Monetary Tsunami Is Coming
By: Frank Shostak
Aug 31, 2011
In his speech at Jackson Hole, Wyoming, on August 26, 2011, the Fed chairman disappointed most pundits. He did not promise another massive infusion of fake money, i.e., QE3. I suspect that a strengthening in bank lending is an important factor behind the Fed’s decision to postpone the pushing of more money into the economy.
The yearly rate of growth of our measure for banks’ inflationary credit jumped to 8.2 percent so far in August from 4.3 percent in July. A visible strengthening in commercial bank inflationary credit, i.e., credit “out of thin air,” will provide the “necessary” monetary stimulus. This means that the massive amount of money pumped by the Fed since 2008 (over $2 trillion) is starting to be funneled into to the economy by the banks.
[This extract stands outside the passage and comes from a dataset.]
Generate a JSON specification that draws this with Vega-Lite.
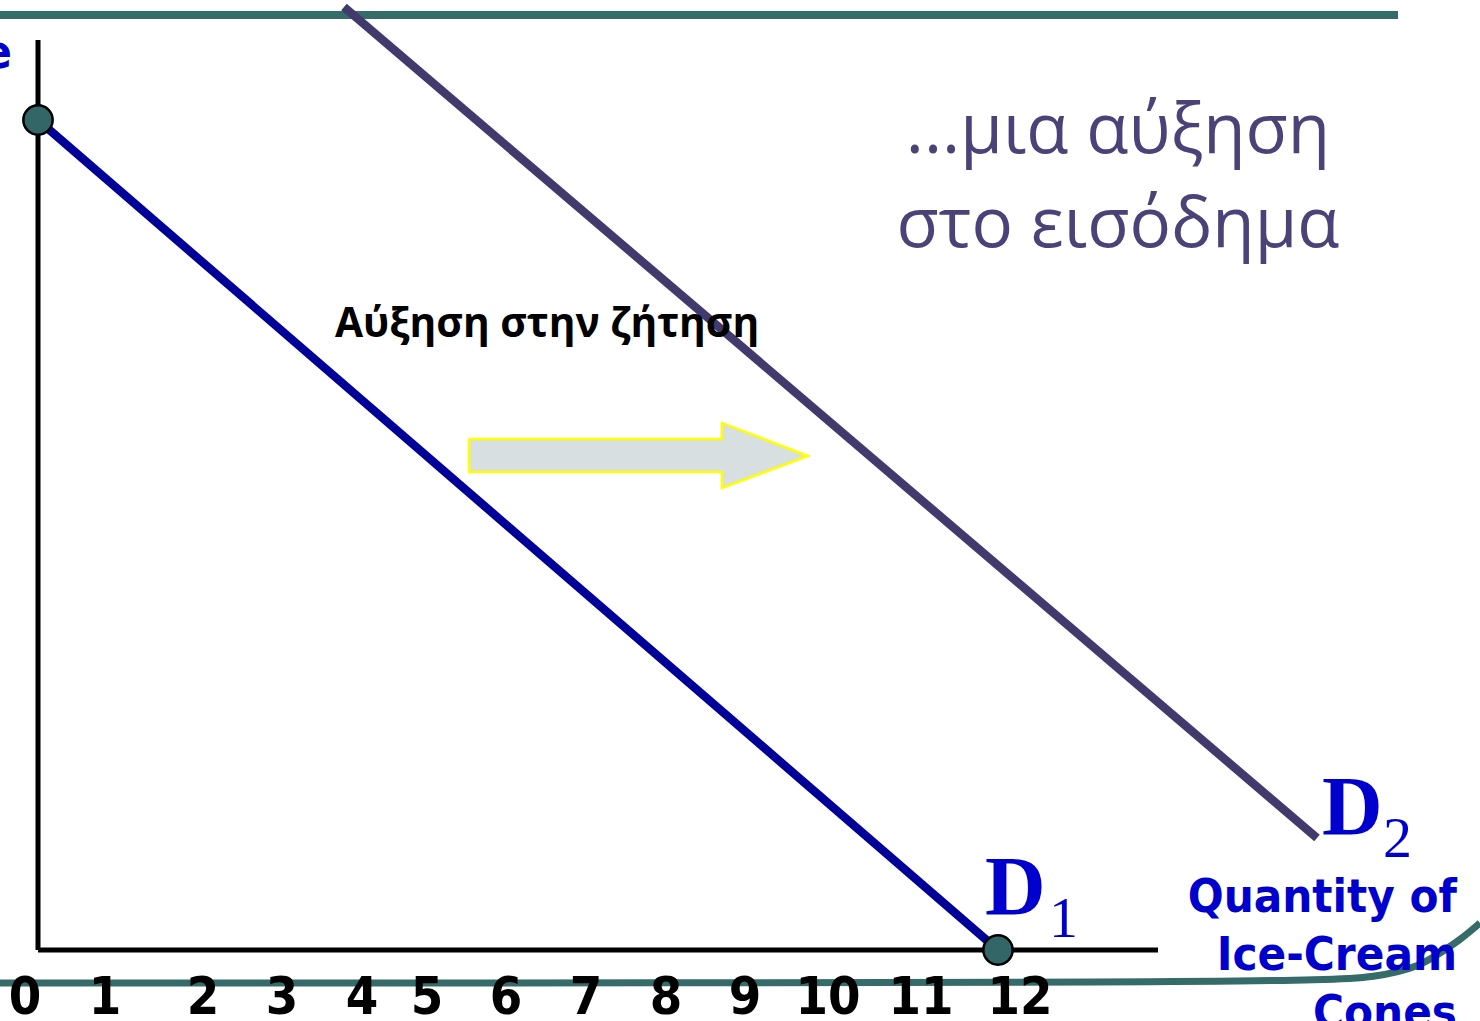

his has long been the hope of the Fed, and the goal of the huge increases in bank reserves that have been created during the downturn. Until recently, these reserves have been stuck in the system — unable to find lenders and borrowers willing to make a deal. This has been a good thing because prices have been held somewhat in check.
That is now changing. As the pace of lending picks up, and the fractional-reserve system of loan pyramids kicks in, we could see new floods of money pouring through our economic life and causing untold damage.
For the time being, the pace of pumping by the Fed remains buoyant. The yearly rate of growth of the central bank’s balance sheet stood at 23.6 percent so far in August against 23.1 percent in July. The growth momentum of our monetary measure for the United States (AMS) jumped to 13.1 percent this month from 11.8 percent in July.